* _Stated problem_
Restate all of the entries exactly, dropping any pictures they hold.

* _Data rows_
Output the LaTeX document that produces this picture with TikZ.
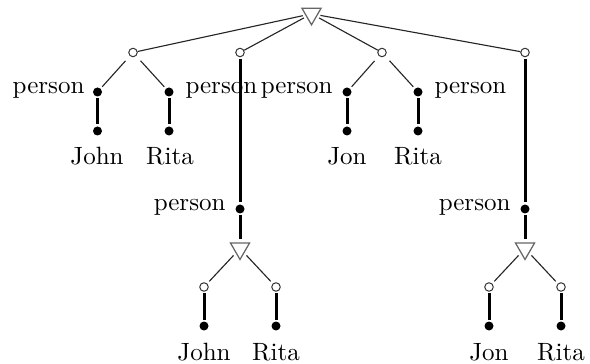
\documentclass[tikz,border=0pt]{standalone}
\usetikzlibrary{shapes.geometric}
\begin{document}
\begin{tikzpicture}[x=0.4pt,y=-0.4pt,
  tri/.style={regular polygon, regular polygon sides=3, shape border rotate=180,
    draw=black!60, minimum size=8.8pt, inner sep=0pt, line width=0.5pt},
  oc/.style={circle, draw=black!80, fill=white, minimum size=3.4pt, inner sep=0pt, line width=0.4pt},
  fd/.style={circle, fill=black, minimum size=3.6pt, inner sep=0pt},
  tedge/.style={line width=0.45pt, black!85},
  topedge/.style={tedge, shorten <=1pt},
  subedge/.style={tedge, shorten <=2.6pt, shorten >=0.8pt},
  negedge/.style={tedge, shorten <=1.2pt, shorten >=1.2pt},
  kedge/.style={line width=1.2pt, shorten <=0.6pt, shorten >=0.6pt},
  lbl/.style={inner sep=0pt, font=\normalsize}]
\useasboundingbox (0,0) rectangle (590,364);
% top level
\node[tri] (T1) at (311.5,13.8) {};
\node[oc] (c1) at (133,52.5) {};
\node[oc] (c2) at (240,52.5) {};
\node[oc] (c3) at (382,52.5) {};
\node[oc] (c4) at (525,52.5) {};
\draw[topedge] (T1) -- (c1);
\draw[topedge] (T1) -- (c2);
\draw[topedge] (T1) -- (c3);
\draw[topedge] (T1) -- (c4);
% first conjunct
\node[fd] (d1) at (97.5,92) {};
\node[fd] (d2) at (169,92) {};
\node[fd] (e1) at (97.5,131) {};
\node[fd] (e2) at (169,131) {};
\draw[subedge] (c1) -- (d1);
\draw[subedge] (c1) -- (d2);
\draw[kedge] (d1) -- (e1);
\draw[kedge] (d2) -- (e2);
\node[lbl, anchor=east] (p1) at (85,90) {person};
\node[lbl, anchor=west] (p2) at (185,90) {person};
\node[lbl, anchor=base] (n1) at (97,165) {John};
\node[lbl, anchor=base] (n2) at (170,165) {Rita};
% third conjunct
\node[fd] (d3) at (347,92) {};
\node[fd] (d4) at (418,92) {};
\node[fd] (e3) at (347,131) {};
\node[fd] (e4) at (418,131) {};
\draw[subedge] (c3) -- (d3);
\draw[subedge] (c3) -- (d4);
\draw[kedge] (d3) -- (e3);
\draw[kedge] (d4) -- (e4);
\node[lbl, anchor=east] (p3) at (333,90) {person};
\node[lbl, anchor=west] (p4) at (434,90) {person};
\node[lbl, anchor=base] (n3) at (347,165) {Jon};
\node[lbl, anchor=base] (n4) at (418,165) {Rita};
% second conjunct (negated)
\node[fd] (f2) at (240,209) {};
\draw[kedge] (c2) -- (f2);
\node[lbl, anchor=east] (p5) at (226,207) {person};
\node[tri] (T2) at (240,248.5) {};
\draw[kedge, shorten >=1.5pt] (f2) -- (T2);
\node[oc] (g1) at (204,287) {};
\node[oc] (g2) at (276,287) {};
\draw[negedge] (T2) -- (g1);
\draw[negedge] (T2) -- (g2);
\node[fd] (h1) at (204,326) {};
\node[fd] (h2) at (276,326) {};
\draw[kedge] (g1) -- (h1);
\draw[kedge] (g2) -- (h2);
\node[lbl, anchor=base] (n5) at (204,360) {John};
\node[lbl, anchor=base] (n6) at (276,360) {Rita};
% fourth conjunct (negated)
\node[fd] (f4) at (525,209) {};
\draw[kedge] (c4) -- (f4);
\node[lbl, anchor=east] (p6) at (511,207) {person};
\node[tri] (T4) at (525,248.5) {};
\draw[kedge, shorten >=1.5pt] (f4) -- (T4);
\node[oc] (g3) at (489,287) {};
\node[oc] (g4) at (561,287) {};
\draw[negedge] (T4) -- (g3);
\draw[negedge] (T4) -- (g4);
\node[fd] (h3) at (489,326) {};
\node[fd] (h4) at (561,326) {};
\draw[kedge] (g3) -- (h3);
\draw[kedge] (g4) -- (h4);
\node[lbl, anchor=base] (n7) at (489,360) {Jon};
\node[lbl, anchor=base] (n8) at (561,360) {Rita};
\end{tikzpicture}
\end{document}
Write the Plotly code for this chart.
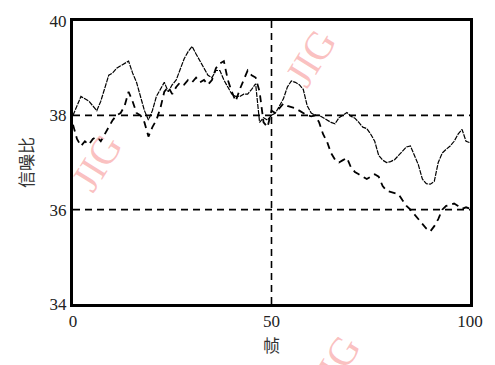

* _Answer below_
Output the LaTeX document that produces this picture with TikZ.
\documentclass[tikz,border=0pt]{standalone}
\usetikzlibrary{shapes.geometric}
\begin{document}
\begin{tikzpicture}[x=0.4pt,y=-0.4pt,
  tri/.style={regular polygon, regular polygon sides=3, shape border rotate=180,
    draw=black!60, minimum size=8.8pt, inner sep=0pt, line width=0.5pt},
  oc/.style={circle, draw=black!80, fill=white, minimum size=3.4pt, inner sep=0pt, line width=0.4pt},
  fd/.style={circle, fill=black, minimum size=3.6pt, inner sep=0pt},
  tedge/.style={line width=0.45pt, black!85},
  topedge/.style={tedge, shorten <=1pt},
  subedge/.style={tedge, shorten <=2.6pt, shorten >=0.8pt},
  negedge/.style={tedge, shorten <=1.2pt, shorten >=1.2pt},
  kedge/.style={line width=1.2pt, shorten <=0.6pt, shorten >=0.6pt},
  lbl/.style={inner sep=0pt, font=\normalsize}]
\useasboundingbox (0,0) rectangle (590,364);
% top level
\node[tri] (T1) at (311.5,13.8) {};
\node[oc] (c1) at (133,52.5) {};
\node[oc] (c2) at (240,52.5) {};
\node[oc] (c3) at (382,52.5) {};
\node[oc] (c4) at (525,52.5) {};
\draw[topedge] (T1) -- (c1);
\draw[topedge] (T1) -- (c2);
\draw[topedge] (T1) -- (c3);
\draw[topedge] (T1) -- (c4);
% first conjunct
\node[fd] (d1) at (97.5,92) {};
\node[fd] (d2) at (169,92) {};
\node[fd] (e1) at (97.5,131) {};
\node[fd] (e2) at (169,131) {};
\draw[subedge] (c1) -- (d1);
\draw[subedge] (c1) -- (d2);
\draw[kedge] (d1) -- (e1);
\draw[kedge] (d2) -- (e2);
\node[lbl, anchor=east] (p1) at (85,90) {person};
\node[lbl, anchor=west] (p2) at (185,90) {person};
\node[lbl, anchor=base] (n1) at (97,165) {John};
\node[lbl, anchor=base] (n2) at (170,165) {Rita};
% third conjunct
\node[fd] (d3) at (347,92) {};
\node[fd] (d4) at (418,92) {};
\node[fd] (e3) at (347,131) {};
\node[fd] (e4) at (418,131) {};
\draw[subedge] (c3) -- (d3);
\draw[subedge] (c3) -- (d4);
\draw[kedge] (d3) -- (e3);
\draw[kedge] (d4) -- (e4);
\node[lbl, anchor=east] (p3) at (333,90) {person};
\node[lbl, anchor=west] (p4) at (434,90) {person};
\node[lbl, anchor=base] (n3) at (347,165) {Jon};
\node[lbl, anchor=base] (n4) at (418,165) {Rita};
% second conjunct (negated)
\node[fd] (f2) at (240,209) {};
\draw[kedge] (c2) -- (f2);
\node[lbl, anchor=east] (p5) at (226,207) {person};
\node[tri] (T2) at (240,248.5) {};
\draw[kedge, shorten >=1.5pt] (f2) -- (T2);
\node[oc] (g1) at (204,287) {};
\node[oc] (g2) at (276,287) {};
\draw[negedge] (T2) -- (g1);
\draw[negedge] (T2) -- (g2);
\node[fd] (h1) at (204,326) {};
\node[fd] (h2) at (276,326) {};
\draw[kedge] (g1) -- (h1);
\draw[kedge] (g2) -- (h2);
\node[lbl, anchor=base] (n5) at (204,360) {John};
\node[lbl, anchor=base] (n6) at (276,360) {Rita};
% fourth conjunct (negated)
\node[fd] (f4) at (525,209) {};
\draw[kedge] (c4) -- (f4);
\node[lbl, anchor=east] (p6) at (511,207) {person};
\node[tri] (T4) at (525,248.5) {};
\draw[kedge, shorten >=1.5pt] (f4) -- (T4);
\node[oc] (g3) at (489,287) {};
\node[oc] (g4) at (561,287) {};
\draw[negedge] (T4) -- (g3);
\draw[negedge] (T4) -- (g4);
\node[fd] (h3) at (489,326) {};
\node[fd] (h4) at (561,326) {};
\draw[kedge] (g3) -- (h3);
\draw[kedge] (g4) -- (h4);
\node[lbl, anchor=base] (n7) at (489,360) {Jon};
\node[lbl, anchor=base] (n8) at (561,360) {Rita};
\end{tikzpicture}
\end{document}
Write the Plotly code for this chart.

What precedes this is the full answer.